EUROPEAN UNION - Macron, the great European ambition

The French President Emmanuel Macron has chosen Athens, the most recent stop over on his European Grand Tour, to make his much awaited speech on the future of Europe. In the very evocative setting of the Pnyx Hill, with the Acropolis in the background, Macron spoke of a democratic rebuild for Europe, based on responsibility, solidarity and sovereignty being exercised on both a national and European front. For Macron, the Greek crisis was a European failure, and he has called for a reform of the euro-zone that must be pursued with the "greatest ambition". The French president suggests that in the future the International Monetary Fund may have no role in Europe, seeing as the presence of the IMF in the Greek crisis was a symptom of a lack of trust between EU countries and between countries and European institutions.
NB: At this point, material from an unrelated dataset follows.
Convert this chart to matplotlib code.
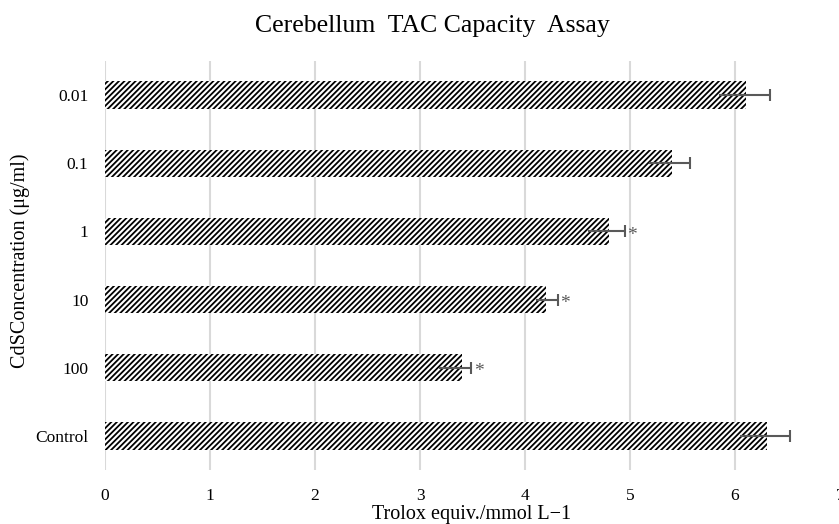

According to the planned reform, the IMF would step down to leave room for a European Monetary Fund, designed to take on and expand the operations of the current European Stability Mechanism, first set up during the financial crisis. However, in marking the distance that still separates France and Germany, Macron claimed that the German vision of a European Monetary Fund allocated supervisory and sanctioning powers on national accounts must be accompanied by a real and separate euro-zone budget, with a permanent finance minister in charge of its management. The opening statements made by Angela Merkel during her electoral campaign lead one to believe that the Chancellor is prepared to consider this kind of compromise.